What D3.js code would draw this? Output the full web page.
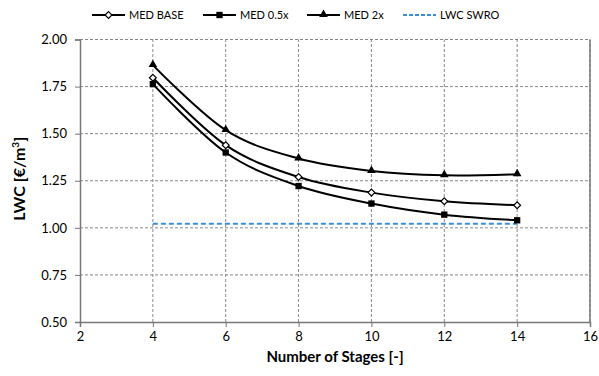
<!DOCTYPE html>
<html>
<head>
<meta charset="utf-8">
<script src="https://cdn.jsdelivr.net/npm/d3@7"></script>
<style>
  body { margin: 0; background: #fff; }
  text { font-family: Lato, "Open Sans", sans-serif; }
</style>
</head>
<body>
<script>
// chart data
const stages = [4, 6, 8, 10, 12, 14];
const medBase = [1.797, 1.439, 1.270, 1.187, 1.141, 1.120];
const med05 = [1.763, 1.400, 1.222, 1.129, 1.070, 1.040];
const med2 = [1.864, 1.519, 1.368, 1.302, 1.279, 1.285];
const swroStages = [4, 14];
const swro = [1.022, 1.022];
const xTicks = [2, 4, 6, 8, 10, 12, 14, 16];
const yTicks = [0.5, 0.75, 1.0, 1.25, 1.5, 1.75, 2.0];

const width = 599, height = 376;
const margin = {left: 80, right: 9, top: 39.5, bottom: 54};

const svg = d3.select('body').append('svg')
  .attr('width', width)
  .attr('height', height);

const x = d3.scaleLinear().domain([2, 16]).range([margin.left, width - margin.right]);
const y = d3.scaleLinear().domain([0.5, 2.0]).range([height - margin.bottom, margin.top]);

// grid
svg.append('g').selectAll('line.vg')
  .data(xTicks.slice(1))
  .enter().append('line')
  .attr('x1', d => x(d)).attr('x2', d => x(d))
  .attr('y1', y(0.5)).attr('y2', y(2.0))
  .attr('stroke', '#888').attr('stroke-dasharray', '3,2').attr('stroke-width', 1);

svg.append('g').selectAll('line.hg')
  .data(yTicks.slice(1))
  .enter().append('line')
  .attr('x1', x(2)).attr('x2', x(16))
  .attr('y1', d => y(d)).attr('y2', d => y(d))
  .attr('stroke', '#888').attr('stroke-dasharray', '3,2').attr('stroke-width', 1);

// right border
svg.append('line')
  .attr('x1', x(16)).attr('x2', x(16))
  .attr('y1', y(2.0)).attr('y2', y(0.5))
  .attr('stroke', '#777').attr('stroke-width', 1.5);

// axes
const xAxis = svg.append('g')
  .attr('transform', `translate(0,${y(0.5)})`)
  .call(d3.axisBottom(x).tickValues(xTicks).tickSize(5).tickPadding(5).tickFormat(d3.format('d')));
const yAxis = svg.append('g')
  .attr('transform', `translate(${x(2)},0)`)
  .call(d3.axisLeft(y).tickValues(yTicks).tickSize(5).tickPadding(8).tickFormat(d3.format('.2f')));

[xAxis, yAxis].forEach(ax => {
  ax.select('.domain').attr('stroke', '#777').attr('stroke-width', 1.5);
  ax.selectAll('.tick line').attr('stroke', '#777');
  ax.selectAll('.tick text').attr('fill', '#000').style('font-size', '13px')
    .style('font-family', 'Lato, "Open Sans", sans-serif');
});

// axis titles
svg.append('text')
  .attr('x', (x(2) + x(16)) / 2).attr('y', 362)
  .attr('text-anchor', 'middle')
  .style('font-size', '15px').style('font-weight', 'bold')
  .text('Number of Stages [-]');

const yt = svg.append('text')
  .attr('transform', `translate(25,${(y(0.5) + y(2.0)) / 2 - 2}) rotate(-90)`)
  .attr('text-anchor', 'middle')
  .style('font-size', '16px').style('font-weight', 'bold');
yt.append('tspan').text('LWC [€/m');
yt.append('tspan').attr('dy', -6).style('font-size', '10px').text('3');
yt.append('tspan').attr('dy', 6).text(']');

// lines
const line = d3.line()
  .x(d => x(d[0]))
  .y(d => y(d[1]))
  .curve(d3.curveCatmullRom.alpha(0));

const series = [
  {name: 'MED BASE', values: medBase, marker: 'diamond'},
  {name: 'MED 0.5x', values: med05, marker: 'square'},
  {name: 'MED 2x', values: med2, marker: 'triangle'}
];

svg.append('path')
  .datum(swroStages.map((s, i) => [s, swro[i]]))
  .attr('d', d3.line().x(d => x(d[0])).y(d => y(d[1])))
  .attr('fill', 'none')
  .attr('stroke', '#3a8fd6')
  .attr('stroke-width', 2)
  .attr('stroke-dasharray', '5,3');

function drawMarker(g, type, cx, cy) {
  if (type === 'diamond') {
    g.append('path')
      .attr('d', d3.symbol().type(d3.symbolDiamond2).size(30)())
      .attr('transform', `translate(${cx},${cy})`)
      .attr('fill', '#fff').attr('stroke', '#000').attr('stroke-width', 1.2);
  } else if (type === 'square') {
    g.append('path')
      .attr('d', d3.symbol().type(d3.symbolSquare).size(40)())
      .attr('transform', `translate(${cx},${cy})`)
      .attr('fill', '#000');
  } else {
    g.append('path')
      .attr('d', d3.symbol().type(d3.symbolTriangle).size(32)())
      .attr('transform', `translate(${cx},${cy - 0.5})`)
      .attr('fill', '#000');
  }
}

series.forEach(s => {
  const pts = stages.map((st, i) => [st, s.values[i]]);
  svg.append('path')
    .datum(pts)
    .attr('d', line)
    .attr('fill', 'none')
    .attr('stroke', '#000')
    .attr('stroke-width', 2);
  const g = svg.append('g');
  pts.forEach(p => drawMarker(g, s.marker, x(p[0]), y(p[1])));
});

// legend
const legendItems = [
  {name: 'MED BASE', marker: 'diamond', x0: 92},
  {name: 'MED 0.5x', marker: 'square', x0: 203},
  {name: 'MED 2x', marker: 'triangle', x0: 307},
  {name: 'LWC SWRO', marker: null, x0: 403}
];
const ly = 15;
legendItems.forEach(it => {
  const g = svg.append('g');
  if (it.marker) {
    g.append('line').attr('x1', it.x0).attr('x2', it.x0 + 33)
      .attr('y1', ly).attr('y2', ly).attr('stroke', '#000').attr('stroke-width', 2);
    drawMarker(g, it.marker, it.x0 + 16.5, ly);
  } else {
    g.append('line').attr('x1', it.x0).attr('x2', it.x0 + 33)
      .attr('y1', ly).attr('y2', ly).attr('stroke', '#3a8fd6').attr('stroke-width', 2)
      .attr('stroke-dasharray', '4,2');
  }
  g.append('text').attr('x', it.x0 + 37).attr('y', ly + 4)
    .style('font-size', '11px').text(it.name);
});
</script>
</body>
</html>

──────────

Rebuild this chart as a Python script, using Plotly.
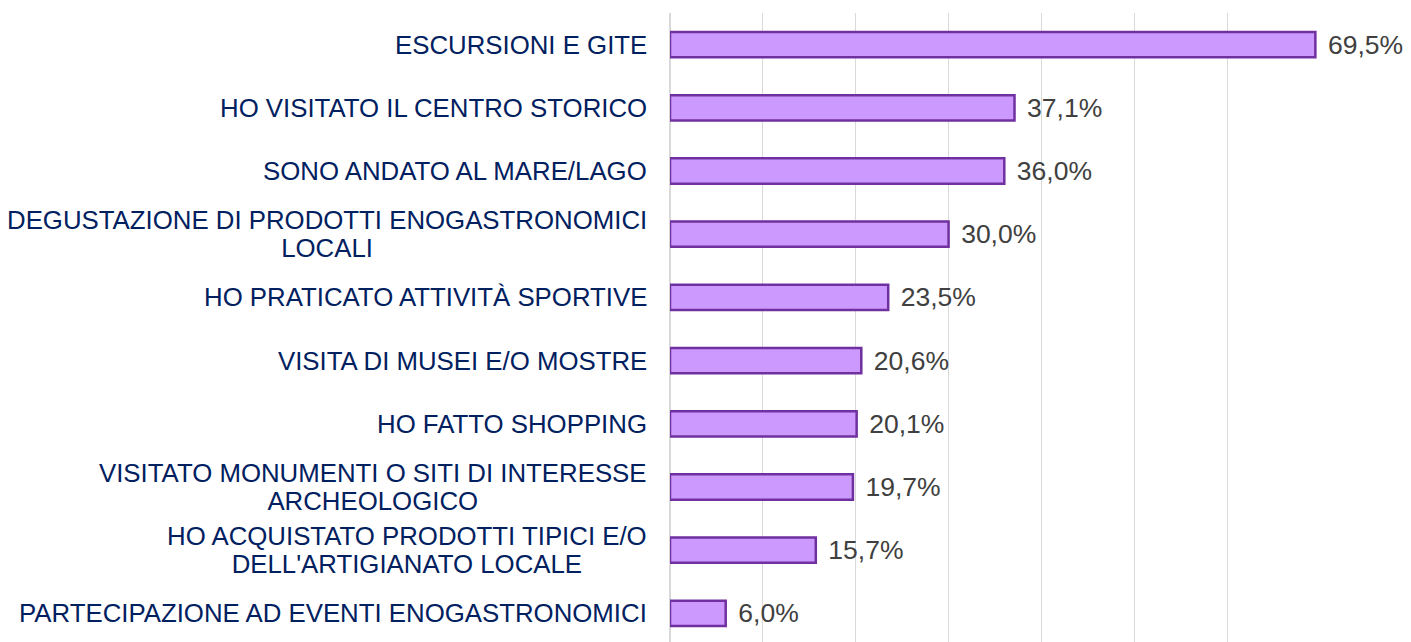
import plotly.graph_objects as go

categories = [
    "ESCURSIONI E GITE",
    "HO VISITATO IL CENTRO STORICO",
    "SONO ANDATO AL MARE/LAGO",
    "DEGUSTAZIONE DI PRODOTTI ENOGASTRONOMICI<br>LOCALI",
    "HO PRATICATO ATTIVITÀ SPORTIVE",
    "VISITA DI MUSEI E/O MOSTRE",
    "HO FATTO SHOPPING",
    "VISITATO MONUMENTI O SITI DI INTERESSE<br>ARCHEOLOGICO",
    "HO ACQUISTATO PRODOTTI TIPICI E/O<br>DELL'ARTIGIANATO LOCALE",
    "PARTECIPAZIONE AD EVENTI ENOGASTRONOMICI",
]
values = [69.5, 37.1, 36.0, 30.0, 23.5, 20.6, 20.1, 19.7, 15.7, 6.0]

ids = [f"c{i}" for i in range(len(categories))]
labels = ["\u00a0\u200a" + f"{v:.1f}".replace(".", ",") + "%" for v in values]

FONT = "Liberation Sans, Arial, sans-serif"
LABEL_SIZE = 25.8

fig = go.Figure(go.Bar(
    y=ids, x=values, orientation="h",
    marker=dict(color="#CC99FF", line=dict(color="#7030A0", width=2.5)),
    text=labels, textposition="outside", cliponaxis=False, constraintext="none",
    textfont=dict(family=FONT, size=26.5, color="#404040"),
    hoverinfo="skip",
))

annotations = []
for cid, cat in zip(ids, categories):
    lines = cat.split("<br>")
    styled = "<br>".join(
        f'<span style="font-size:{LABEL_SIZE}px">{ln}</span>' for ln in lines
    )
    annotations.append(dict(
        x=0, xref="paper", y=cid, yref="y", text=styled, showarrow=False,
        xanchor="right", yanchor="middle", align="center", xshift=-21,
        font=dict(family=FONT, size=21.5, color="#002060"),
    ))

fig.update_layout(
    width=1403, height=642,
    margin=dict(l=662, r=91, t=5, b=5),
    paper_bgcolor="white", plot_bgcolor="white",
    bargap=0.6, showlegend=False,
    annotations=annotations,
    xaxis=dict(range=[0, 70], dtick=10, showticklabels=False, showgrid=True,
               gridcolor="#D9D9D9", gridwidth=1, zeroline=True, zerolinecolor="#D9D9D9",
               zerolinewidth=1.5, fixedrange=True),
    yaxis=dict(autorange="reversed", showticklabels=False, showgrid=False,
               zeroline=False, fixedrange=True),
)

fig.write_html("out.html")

──────────

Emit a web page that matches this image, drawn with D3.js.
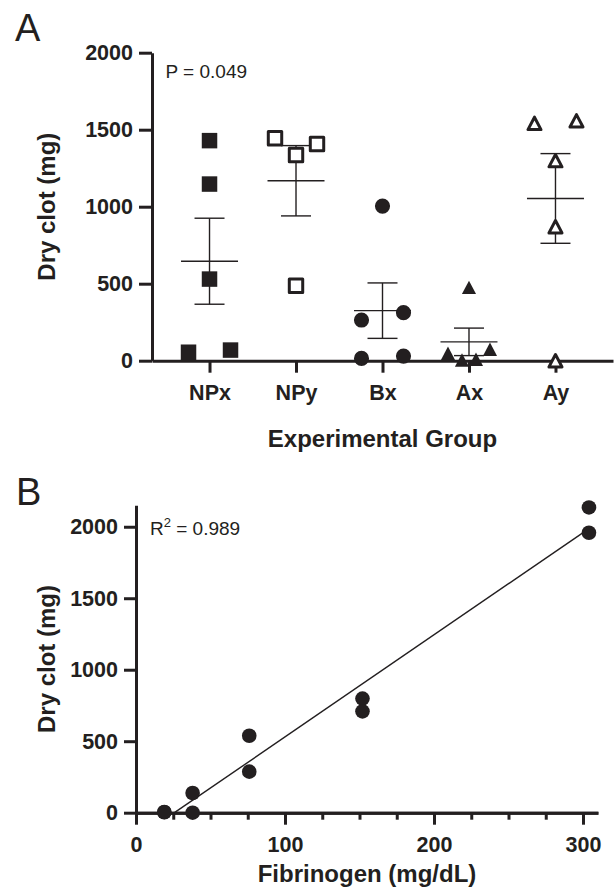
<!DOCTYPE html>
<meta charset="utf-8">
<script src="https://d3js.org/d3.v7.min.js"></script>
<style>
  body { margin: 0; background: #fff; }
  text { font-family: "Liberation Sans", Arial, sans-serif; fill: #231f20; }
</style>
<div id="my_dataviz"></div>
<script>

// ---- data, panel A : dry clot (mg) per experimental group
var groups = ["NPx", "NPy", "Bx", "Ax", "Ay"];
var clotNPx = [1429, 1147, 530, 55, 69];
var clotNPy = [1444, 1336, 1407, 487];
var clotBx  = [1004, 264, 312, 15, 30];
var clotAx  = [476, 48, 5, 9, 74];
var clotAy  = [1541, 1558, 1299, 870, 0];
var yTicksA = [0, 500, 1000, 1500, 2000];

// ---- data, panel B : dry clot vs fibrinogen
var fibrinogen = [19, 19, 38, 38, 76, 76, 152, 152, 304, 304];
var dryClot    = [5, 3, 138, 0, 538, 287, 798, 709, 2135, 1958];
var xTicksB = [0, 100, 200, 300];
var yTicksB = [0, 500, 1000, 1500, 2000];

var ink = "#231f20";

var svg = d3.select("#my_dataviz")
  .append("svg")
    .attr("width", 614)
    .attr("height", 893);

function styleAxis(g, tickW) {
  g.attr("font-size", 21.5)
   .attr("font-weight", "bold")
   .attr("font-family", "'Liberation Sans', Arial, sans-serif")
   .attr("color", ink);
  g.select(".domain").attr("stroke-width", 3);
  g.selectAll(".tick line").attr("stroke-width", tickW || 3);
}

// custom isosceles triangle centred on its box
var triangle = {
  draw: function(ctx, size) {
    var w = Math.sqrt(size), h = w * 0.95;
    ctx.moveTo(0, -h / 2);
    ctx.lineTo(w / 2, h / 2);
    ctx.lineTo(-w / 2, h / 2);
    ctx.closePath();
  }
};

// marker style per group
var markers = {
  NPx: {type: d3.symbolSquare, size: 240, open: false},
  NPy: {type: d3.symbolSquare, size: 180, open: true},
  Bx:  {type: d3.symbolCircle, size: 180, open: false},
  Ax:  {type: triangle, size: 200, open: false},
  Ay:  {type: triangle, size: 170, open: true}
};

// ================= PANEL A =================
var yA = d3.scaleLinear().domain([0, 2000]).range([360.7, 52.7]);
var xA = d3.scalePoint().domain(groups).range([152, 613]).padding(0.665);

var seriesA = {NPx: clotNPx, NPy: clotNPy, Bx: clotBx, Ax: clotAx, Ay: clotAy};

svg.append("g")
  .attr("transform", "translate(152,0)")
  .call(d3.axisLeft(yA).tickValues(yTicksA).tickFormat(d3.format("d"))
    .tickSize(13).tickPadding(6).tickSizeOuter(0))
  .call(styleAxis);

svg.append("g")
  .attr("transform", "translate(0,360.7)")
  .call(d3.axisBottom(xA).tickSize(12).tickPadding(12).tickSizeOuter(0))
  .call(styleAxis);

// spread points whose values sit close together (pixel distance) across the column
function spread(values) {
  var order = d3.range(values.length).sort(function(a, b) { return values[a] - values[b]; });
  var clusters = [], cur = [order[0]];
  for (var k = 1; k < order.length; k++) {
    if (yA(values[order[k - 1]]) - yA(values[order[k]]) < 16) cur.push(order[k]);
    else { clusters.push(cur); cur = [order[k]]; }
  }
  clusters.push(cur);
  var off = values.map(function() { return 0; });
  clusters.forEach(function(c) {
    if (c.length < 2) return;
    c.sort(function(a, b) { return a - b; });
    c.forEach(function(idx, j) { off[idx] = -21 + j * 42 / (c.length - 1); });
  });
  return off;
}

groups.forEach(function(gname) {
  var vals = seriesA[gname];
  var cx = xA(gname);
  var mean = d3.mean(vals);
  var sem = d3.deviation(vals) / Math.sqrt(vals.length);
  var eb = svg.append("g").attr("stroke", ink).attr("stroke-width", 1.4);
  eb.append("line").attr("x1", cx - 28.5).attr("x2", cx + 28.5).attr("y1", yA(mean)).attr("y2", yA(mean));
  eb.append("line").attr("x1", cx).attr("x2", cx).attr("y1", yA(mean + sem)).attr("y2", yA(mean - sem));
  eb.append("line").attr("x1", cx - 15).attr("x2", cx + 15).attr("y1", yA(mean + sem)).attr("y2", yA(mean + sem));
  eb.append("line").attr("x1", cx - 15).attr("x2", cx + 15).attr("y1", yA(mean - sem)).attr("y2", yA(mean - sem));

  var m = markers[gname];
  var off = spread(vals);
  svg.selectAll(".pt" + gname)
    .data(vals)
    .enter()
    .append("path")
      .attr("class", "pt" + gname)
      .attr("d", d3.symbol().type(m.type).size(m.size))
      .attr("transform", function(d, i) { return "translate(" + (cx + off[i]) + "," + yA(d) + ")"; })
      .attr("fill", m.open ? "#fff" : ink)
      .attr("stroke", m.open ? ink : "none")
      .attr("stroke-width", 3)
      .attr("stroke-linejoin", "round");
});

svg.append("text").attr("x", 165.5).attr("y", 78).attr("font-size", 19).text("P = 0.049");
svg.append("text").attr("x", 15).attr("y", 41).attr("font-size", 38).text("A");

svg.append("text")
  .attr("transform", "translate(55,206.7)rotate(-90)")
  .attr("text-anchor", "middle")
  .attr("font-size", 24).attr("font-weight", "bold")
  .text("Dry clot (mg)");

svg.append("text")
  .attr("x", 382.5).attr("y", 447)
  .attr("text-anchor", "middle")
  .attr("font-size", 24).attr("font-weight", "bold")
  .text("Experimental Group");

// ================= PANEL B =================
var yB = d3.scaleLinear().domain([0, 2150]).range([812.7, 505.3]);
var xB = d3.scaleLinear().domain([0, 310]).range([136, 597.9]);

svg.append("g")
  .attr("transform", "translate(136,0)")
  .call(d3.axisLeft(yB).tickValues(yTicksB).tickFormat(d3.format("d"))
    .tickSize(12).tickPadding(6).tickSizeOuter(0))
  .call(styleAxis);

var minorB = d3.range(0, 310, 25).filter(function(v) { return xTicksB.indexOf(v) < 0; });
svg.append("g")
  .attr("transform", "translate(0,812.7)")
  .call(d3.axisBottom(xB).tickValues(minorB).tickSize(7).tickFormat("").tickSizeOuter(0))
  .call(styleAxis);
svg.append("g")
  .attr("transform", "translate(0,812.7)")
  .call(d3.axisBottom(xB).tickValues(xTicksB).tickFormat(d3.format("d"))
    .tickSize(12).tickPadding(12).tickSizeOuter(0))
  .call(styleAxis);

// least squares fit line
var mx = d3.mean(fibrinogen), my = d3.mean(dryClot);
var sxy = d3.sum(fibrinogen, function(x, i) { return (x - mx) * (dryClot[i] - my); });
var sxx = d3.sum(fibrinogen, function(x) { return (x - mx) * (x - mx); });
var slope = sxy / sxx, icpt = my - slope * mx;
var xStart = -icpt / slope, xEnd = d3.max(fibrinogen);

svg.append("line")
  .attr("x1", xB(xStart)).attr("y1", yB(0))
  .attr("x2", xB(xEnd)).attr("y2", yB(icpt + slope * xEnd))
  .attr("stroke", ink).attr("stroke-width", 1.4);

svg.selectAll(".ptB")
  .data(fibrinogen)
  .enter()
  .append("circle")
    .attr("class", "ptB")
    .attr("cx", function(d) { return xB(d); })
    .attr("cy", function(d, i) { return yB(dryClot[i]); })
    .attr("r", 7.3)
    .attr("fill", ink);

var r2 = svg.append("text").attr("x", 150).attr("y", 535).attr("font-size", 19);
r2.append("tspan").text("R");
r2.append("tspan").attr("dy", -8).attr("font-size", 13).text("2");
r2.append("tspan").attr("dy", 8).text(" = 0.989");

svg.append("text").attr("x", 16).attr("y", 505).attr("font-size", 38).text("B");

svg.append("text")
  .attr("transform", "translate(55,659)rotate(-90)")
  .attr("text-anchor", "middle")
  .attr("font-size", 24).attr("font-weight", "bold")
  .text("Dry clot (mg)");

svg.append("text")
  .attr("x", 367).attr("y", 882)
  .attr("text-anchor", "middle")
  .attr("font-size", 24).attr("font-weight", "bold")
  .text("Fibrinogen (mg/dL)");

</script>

──────────

• Problem details:
Please quote only the span of lines whose first line contains "Rebuild this chart" and whose last line contains "import plotly.graph_objects as go", leaving every picture out.

• The answer:
Rebuild this chart as a Python script, using Plotly.
import plotly.graph_objects as go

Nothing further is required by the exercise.